On the housing side, starts in Canada remained near the 200k annualized pace in January, just above our projections of trend household formation. The strength in housing starts continues to be focused in large census metropolitan areas (CMAs), such as Toronto, Vancouver and Montreal. The need for housing in these areas was confirmed by the first snapshot from the 2016 Census that revealed these CMAs experienced a significant increase in population since 2011. In fact, these three cities accounted for a fifth of Canada’s total increase in CMA population since 2011 in absolute terms, while Edmonton and Calgary had the largest percentage increase in population. Moreover, both Vancouver and Toronto recorded the largest increase in population density, adding more than 50 people per km2 since 2011. All of this is further evidence that fundamentals have and will likely continue to support the housing markets in both of these cities. More supply is needed to help alleviate demand pressures, and we expect that these markets will continue to experience strong housing starts despite a potential for some transitory softening in the existing home market this year.
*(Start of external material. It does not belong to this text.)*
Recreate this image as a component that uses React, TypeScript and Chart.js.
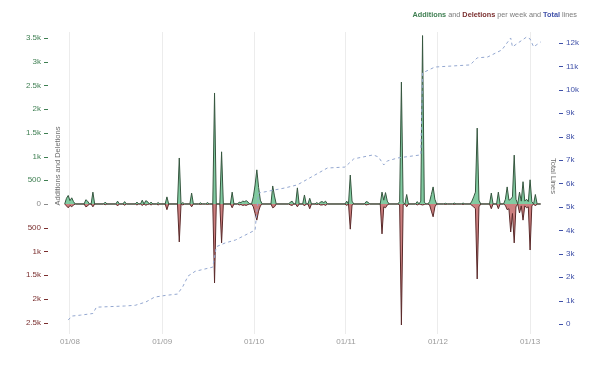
import React, { useEffect, useRef } from "react";
import { Chart, registerables } from "chart.js";

Chart.register(...registerables);

// Week index counted from 2008-01-01
const weeks = [
  -3, -2, -1, 0, 1, 2, 3, 8, 9, 10, 11, 12, 13, 14, 19, 20, 21, 26, 27, 28, 30, 31, 32, 37, 38, 39,
  40, 41, 42, 43, 44, 45, 46, 47, 49, 50, 51, 54, 55, 56, 61, 62, 63, 64, 65, 68, 69, 70, 73, 74, 75,
  77, 78, 79, 81, 82, 83, 85, 86, 87, 91, 92, 93, 95, 96, 97, 98, 99, 100, 101, 102, 103, 104, 105,
  106, 107, 108, 109, 114, 115, 116, 117, 124, 125, 126, 127, 128, 129, 130, 132, 133, 134, 135, 136,
  137, 139, 140, 141, 142, 143, 144, 145, 146, 156, 157, 158, 159, 160, 161, 167, 168, 169, 170, 176,
  177, 178, 179, 180, 181, 186, 187, 188, 189, 190, 191, 192, 196, 197, 198, 199, 200, 201, 202, 203,
  204, 205, 206, 207, 208, 212, 213, 214, 217, 218, 219, 222, 223, 224, 227, 228, 229, 230, 231, 232,
  233, 238, 239, 240, 242, 243, 244, 246, 247, 248, 249, 250, 251, 252, 253, 254, 255, 256, 257, 258,
  259, 260, 261, 262, 263, 264, 265, 267,
];
const additions = [
  0, 120, 180, 70, 130, 50, 0, 0, 90, 60, 0, 0, 250, 0, 0, 40, 0, 0, 60, 0, 0, 50, 0, 0, 40, 0,
  0, 80, 0, 70, 50, 0, 40, 0, 0, 30, 0, 0, 150, 0, 0, 970, 0, 30, 0, 0, 230, 0, 0, 25, 0,
  0, 30, 0, 0, 2340, 0, 0, 1100, 0, 0, 250, 0, 0, 40, 30, 60, 50, 70, 40, 0, 0, 150, 400,
  720, 350, 80, 0, 0, 380, 170, 0, 0, 40, 60, 0, 0, 340, 0, 0, 190, 0, 0, 120,
  0, 0, 30, 0, 40, 50, 30, 60, 0, 0, 60, 0, 610, 60, 0, 0, 50, 40, 0, 0,
  250, 80, 240, 60, 0, 0, 50, 2570, 30, 0, 200, 0, 0, 50, 0, 60, 3550, 40, 0, 0,
  50, 200, 360, 100, 0, 0, 15, 0, 0, 20, 0, 0, 20, 0, 0, 60, 150, 250, 1600, 80,
  0, 0, 230, 0, 0, 250, 0, 0, 100, 360, 80, 100, 150, 1030, 100, 0, 250, 60, 470, 60,
  100, 50, 510, 50, 0, 200, 0, 0,
];
const deletions = [
  0, 40, 80, 30, 60, 20, 0, 0, 60, 40, 0, 0, 60, 0, 0, 15, 0, 0, 40, 0, 0, 25, 0, 0, 20, 0,
  0, 30, 0, 25, 10, 0, 20, 0, 0, 20, 0, 0, 120, 0, 0, 800, 0, 20, 0, 0, 60, 0, 0, 10, 0,
  0, 10, 0, 0, 1665, 0, 0, 820, 0, 0, 80, 0, 0, 20, 10, 30, 20, 30, 10, 0, 0, 60, 200,
  340, 150, 40, 0, 0, 80, 60, 0, 0, 20, 30, 0, 0, 60, 0, 0, 40, 0, 0, 100,
  0, 0, 10, 0, 20, 20, 10, 30, 0, 0, 30, 0, 530, 20, 0, 0, 20, 10, 0, 0,
  630, 60, 80, 20, 0, 0, 20, 2550, 10, 0, 60, 0, 0, 20, 0, 10, 20, 10, 0, 0,
  20, 150, 270, 60, 0, 0, 10, 0, 0, 10, 0, 0, 10, 0, 0, 30, 60, 100, 1580, 60,
  0, 0, 100, 0, 0, 100, 0, 0, 30, 120, 100, 590, 200, 820, 60, 0, 190, 40, 340, 40,
  80, 60, 970, 40, 0, 40, 0, 0,
];

const totalWeeks = [
  -1, 1, 6, 13, 15, 31, 37, 43, 48, 54, 61, 64, 67, 71, 81, 83, 88, 94, 105, 107, 122, 129, 146,
  156, 161, 172, 175, 178, 180, 186, 199, 200, 207, 227, 231, 237, 245, 250, 251, 259, 261, 263, 267,
];
const totalLines = [
  170, 340, 380, 450, 720, 770, 800, 940, 1150, 1220, 1280, 1600, 2050, 2250, 2430, 3300, 3460,
  3590, 4010, 5590, 5810, 5940, 6660, 6700, 7050, 7220, 7130, 6790, 6960, 7090, 7220, 10720, 10970,
  11060, 11360, 11400, 11700, 12210, 11830, 12250, 12170, 11830, 12040,
];

const yearTicks = [2008, 2009, 2010, 2011, 2012, 2013];
const leftTicks = [3500, 3000, 2500, 2000, 1500, 1000, 500, 0, -500, -1000, -1500, -2000, -2500];
const rightTicks = [0, 1000, 2000, 3000, 4000, 5000, 6000, 7000, 8000, 9000, 10000, 11000, 12000];

const GREEN_TEXT = "#3f7f52";
const RED_TEXT = "#7a2e2e";
const BLUE_TEXT = "#3f50a8";
const GRAY_TEXT = "#7a7a7a";
const FONT = '"Liberation Sans", Arial, sans-serif';

function weekOfYearStart(y: number) {
  return (Date.UTC(y, 0, 1) - Date.UTC(2008, 0, 1)) / (7 * 86400000);
}
function leftColor(v: number) {
  return v > 0 ? GREEN_TEXT : v < 0 ? RED_TEXT : "#8a8a8a";
}
function fmtK(v: number) {
  const a = Math.abs(v);
  return a >= 1000 ? a / 1000 + "k" : String(a);
}

const decor = {
  id: "decor",
  afterDraw(chart: any) {
    const ctx = chart.ctx as CanvasRenderingContext2D;
    const { left, right } = chart.chartArea;
    const y = chart.scales.y;
    const y1 = chart.scales.y1;
    ctx.save();
    ctx.lineWidth = 1;
    y.ticks.forEach((t: any) => {
      const py = Math.round(y.getPixelForValue(t.value)) + 0.5;
      ctx.strokeStyle = leftColor(t.value);
      ctx.beginPath();
      ctx.moveTo(left - 8, py);
      ctx.lineTo(left - 4, py);
      ctx.stroke();
    });
    y1.ticks.forEach((t: any) => {
      const py = Math.round(y1.getPixelForValue(t.value)) + 0.5;
      ctx.strokeStyle = BLUE_TEXT;
      ctx.beginPath();
      ctx.moveTo(right + 9, py);
      ctx.lineTo(right + 13, py);
      ctx.stroke();
    });
    // axis titles
    ctx.fillStyle = "#6e6e6e";
    ctx.font = "7.5px " + FONT;
    ctx.textAlign = "center";
    ctx.textBaseline = "middle";
    ctx.save();
    ctx.translate(58, 166);
    ctx.rotate(-Math.PI / 2);
    ctx.fillText("Additions and Deletions", 0, 0);
    ctx.restore();
    ctx.save();
    ctx.translate(553, 176);
    ctx.rotate(Math.PI / 2);
    ctx.fillText("Total Lines", 0, 0);
    ctx.restore();
    // title
    const parts = [
      { t: "Additions", c: GREEN_TEXT, b: true },
      { t: " and ", c: GRAY_TEXT, b: false },
      { t: "Deletions", c: RED_TEXT, b: true },
      { t: " per week and ", c: GRAY_TEXT, b: false },
      { t: "Total", c: BLUE_TEXT, b: true },
      { t: " lines", c: GRAY_TEXT, b: false },
    ];
    const fontFor = (b: boolean) => (b ? "bold " : "") + "7.3px " + FONT;
    let total = 0;
    parts.forEach((p) => {
      ctx.font = fontFor(p.b);
      total += ctx.measureText(p.t).width;
    });
    let x = 577 - total;
    ctx.textAlign = "left";
    parts.forEach((p) => {
      ctx.font = fontFor(p.b);
      ctx.fillStyle = p.c;
      ctx.fillText(p.t, x, 15);
      x += ctx.measureText(p.t).width;
    });
    ctx.restore();
  },
};

export default function App() {
  const ref = useRef<HTMLCanvasElement | null>(null);
  useEffect(() => {
    document.body.style.margin = "0";
    if (!ref.current) return;
    const chart = new Chart(ref.current, {
      type: "line",
      data: {
        datasets: [
          {
            label: "Total Lines",
            data: totalWeeks.map((w, i) => ({ x: w, y: totalLines[i] })),
            yAxisID: "y1",
            borderColor: "#93a7d0",
            borderWidth: 1,
            borderDash: [3, 3],
            fill: false,
            pointRadius: 0,
            tension: 0,
          },
          {
            label: "Additions",
            data: weeks.map((w, i) => ({ x: w, y: additions[i] })),
            yAxisID: "y",
            borderColor: "#36563f",
            backgroundColor: "rgba(98, 190, 138, 0.8)",
            borderWidth: 1,
            fill: "origin",
            pointRadius: 0,
            tension: 0,
          },
          {
            label: "Deletions",
            data: weeks.map((w, i) => ({ x: w, y: -deletions[i] })),
            yAxisID: "y",
            borderColor: "#5a2a2a",
            backgroundColor: "rgba(192, 96, 96, 0.8)",
            borderWidth: 1,
            fill: "origin",
            pointRadius: 0,
            tension: 0,
          },
        ],
      },
      options: {
        animation: false,
        responsive: false,
        maintainAspectRatio: false,
        layout: { padding: { top: 32, left: 0, right: 0, bottom: 0 } },
        plugins: {
          legend: { display: false },
          tooltip: { enabled: false },
        },
        scales: {
          x: {
            type: "linear",
            min: -10.2,
            max: 272.3,
            afterBuildTicks: (s: any) => {
              s.ticks = yearTicks.map((yy) => ({ value: weekOfYearStart(yy) }));
            },
            afterFit: (s: any) => {
              s.height = 35;
            },
            ticks: {
              autoSkip: false,
              maxRotation: 0,
              padding: 3,
              color: "#9a9a9a",
              font: { size: 8, family: FONT },
              callback: (_v: any, i: number) => "01/" + String(yearTicks[i]).slice(2),
            },
            grid: { color: "#ececec", drawTicks: false },
            border: { display: false },
          },
          y: {
            position: "left",
            min: -2740,
            max: 3625,
            afterBuildTicks: (s: any) => {
              s.ticks = leftTicks.map((v) => ({ value: v }));
            },
            afterFit: (s: any) => {
              s.width = 52;
            },
            ticks: {
              padding: 11,
              font: { size: 8, family: FONT },
              color: (c: any) => leftColor(c.tick.value),
              callback: (v: any) => fmtK(Number(v)),
            },
            grid: { display: false, drawTicks: false },
            border: { display: false },
          },
          y1: {
            position: "right",
            min: -425,
            max: 12465,
            afterBuildTicks: (s: any) => {
              s.ticks = rightTicks.map((v) => ({ value: v }));
            },
            afterFit: (s: any) => {
              s.width = 62;
            },
            ticks: {
              padding: 16,
              font: { size: 8, family: FONT },
              color: BLUE_TEXT,
              callback: (v: any) => (Number(v) === 0 ? "0" : fmtK(Number(v))),
            },
            grid: { display: false, drawTicks: false },
            border: { display: false },
          },
        },
      },
      plugins: [decor],
    });
    return () => chart.destroy();
  }, []);
  return (
    <div style={{ width: 612, height: 369 }}>
      <canvas ref={ref} width={612} height={369} style={{ display: "block" }} />
    </div>
  );
}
Although backward-looking, the December trade data revealed that Canada’s nominal trade balance in goods remained in surplus with the rest of the world for the second consecutive month. While largely owing to an improvement in the trade surplus in goods with the U.S., it’s important to note that Canada has a substantial trade deficit in services with its largest trading partner that results in the U.S. having an overall trade surplus with Canada. This is one reason why we don’t expect that Canada will become a primary target of any protectionist measures that the new U.S. administration may implement. Having said that, Canada may be hurt indirectly from the fallout that any measures may have on nations important to Canadian aggregate demand.

None of the news this week is likely to change our own or the Bank of Canada’s view on the Canadian economy. Weakness in hours worked and average hourly wage growth are signs of material economic slack apparent in the Canadian economy. The absorption of this slack should continue to be a very gradual process, ensuring that the Bank of Canada keeps monetary policy highly accommodative through 2018.